I know full well that nothing gives me more of a spring in my step than those magical moments when I allow myself to move towards creative thought. The times when I find the words of a poem begin to bud in my mind, or notice how the rosemary, the herb that represents remembrance, grows wild and pungent on the Croatian landscape the day my father dies.
Sometimes I see the irony in a shop sign, like my favourite Docoments Tpying Centre in downtown Dubai. Maybe there’s a joke or pun that leaps out at me or I find myself in a landscape I feel compelled to describe. For me, the writer’s muse is as much about seeing something differently because I paid attention as it is about being motivated to sit down and write that next book at long last.
It’s struck me in the last week how easy it can be to engineer writing muse-inducing moments that can be a source of inspiration and creative energy that fill the heart and make me feel like me again. Bigger, brighter. More alive. Perhaps some of these ideas will inspire you to do something similar and start to fill the creative well that feeds your writing muse.
Join me on my journey of the last few days and see if you start to see what I mean.
Five places to find your writing muse
1. Go to a place charged with emotion
Highgate Cemetery, London
More than 30 years ago I lived a stone’s throw from Highgate’s East Cemetery, one of London’s first purpose-built Victorian cemeteries, created to be enjoyed by more than mourners. Back then the gates were open to anyone and I would love to wander between the lichen-encrusted tombstones, find names I knew, like George Eliot and Karl Marx and sink into the sound of birdsong and rustling leaves.
The West Cemetery recently opened to visitors for the first time and for a fee of £10 we were allowed an unaccompanied visit. This was something else. The energy of souls at rest and the enduring love that accompanies all those who venture behind the high stone wall and iron gates is palpable. It’s unkempt here, unruly. Nature has been allowed to encroach upon the graves and I could have sworn my heart beat more slowly here, the leaves had learned to whisper and the roots and tendrils that broke free from the confines of a more manicured space could wander free.

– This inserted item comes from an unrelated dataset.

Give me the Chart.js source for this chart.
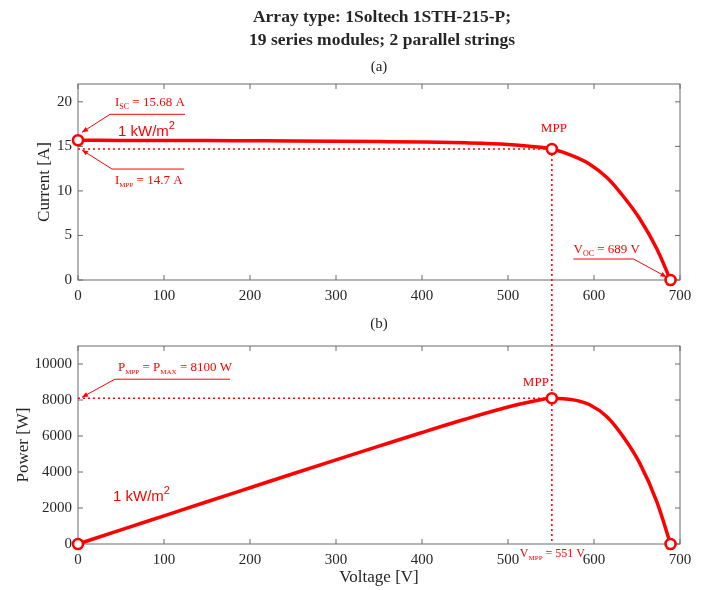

The sweet scent of white jasmine mixed with the sharp tang of box and privet. Bare branches like the slim limbs of lithe adolescents embraced pale tombs with octopan hugs. Headstones leaned in close to converse with neighbours or lie back among the baby’s tears and undergrowth to sleep, hands folded over their chests.
Why not visit a sacred space and supercharge your writer’s muse? Notice everything, sense it, hear it, smell it and imagine what something looks like, how it makes you feel and what memories of your own may surface.
2. Go to a place of creativity
The Turner Contemporary, Margate
A night away in Margate and Sam (my eldest son) and I visited the art gallery that erupted from the end of the wide arc of beach in 2011. We’ve visited many times because my uncle lives in the neighbouring townlet of Broadstairs. JMW Turner, he of the amazing skies and dubious morals, adored the Thanet light that changes minute by minute and never fails to entrance. But this is a modern gallery, and exhibitions marry old and new in ways that twist my brain into pretzels as I think my way into finding meaning.
Place, Space and Who fills the vast white walls of the atrium. Its creator, Barbara Walker recently had a residency there to explore identity and belonging, using five African women who have made their homes in Margate as her inspiration. Steve McQueen presents Ashes, two videos on a double-sided screen that shows the young man known as Ashes at his home in Bermuda at two very different stages of his life.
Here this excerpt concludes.